Painting by Francisco Goya

The Countess of Chinchon (Condesa de Chinchón) is an oil-on-canvas portrait painted by the Spanish artist Francisco Goya, c. 1800. It is held in the Museo del Prado, Madrid. The painting depicts María Teresa de Borbón, 15th Countess of Chinchón, who had been encouraged by Queen Maria Luisa of Parma and by opportunism to marry Manuel de Godoy, the Prime Minister, in a marriage of convenience. It does not depict the more famous Countess of Chinchón who became the namesake of the cinchona genus of trees and shrubs responsible for early modern quinine production.

== Countess of Chinchón ==
Maria Teresa of Bourbon y Vallabriga, Countess of Chinchón and Marquis de Boadilla del Monte (1780–1828), was the eldest daughter of the morganatic marriage of Infant Louis Antoni Bourbon and Maria Teresa de Vallabriga y Rozas, daughter of a cavalry officer. The result of this union was the expulsion of the infant from the court by King Charles III, his brother.

The infant died when Maria Teresa was only five years old. She was then taken from her mother and brought up, together with her younger sister, in a monastery in Toledo. She left the monastery at the age of seventeen, when the new royal couple, Charles IV and Maria Ludwika of Bourbon-Parma, decided to marry her to the most influential man in court, the royal favorite Manuel Godoy.

Thanks to the queen’s protection, Godoy’s career progressed rapidly from a colonel in the royal guard to the first minister who exercised effective power in the state. The queen, who may have had an affair with Godoy, wanted to distract the favorite from his longtime mistress, Pepita Tudó.

For Godoy, marrying the king’s cousin was a distinction and social promotion, as he officially became a member of the royal family. The countess regained numerous privileges lost as a result of her father’s exile, such as the use of the name and coat of arms of the Bourbons.
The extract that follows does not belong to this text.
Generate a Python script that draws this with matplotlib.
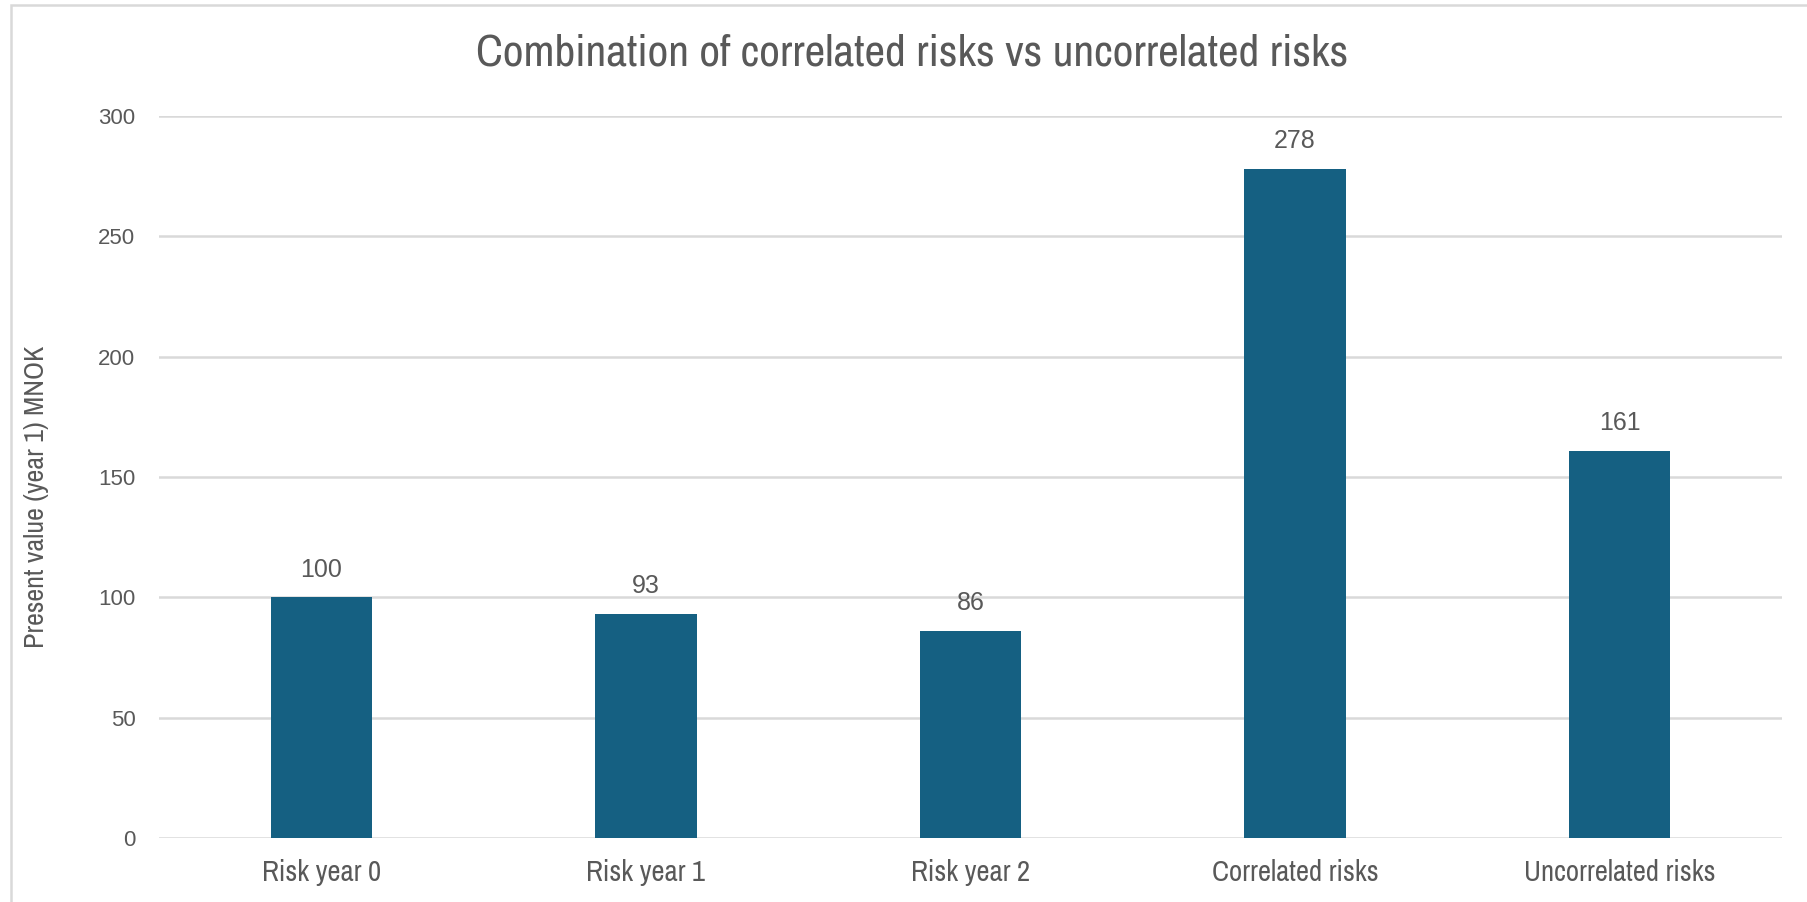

She became the most important lady in the country after Queen Maria Ludwika.

== The circumstances of the uprising ==
The countess' parents were patrons of the arts; they gathered many talented painters, writers and musicians. For Goya they were the first patrons, their recognition of the painter's work significantly influenced his career as a portrait painter. In the years 1783–1784, as a guest of the infanta at Arenas de San Pedro, Goya performed many works for them; including a collective portrait, "The family of Infant don Luis", in which the countess is a girl watching the painter's work. Goya also portrayed a few-year-old Maria Teresa in a stylish little lady outfit and probably also on the occasion of her wedding.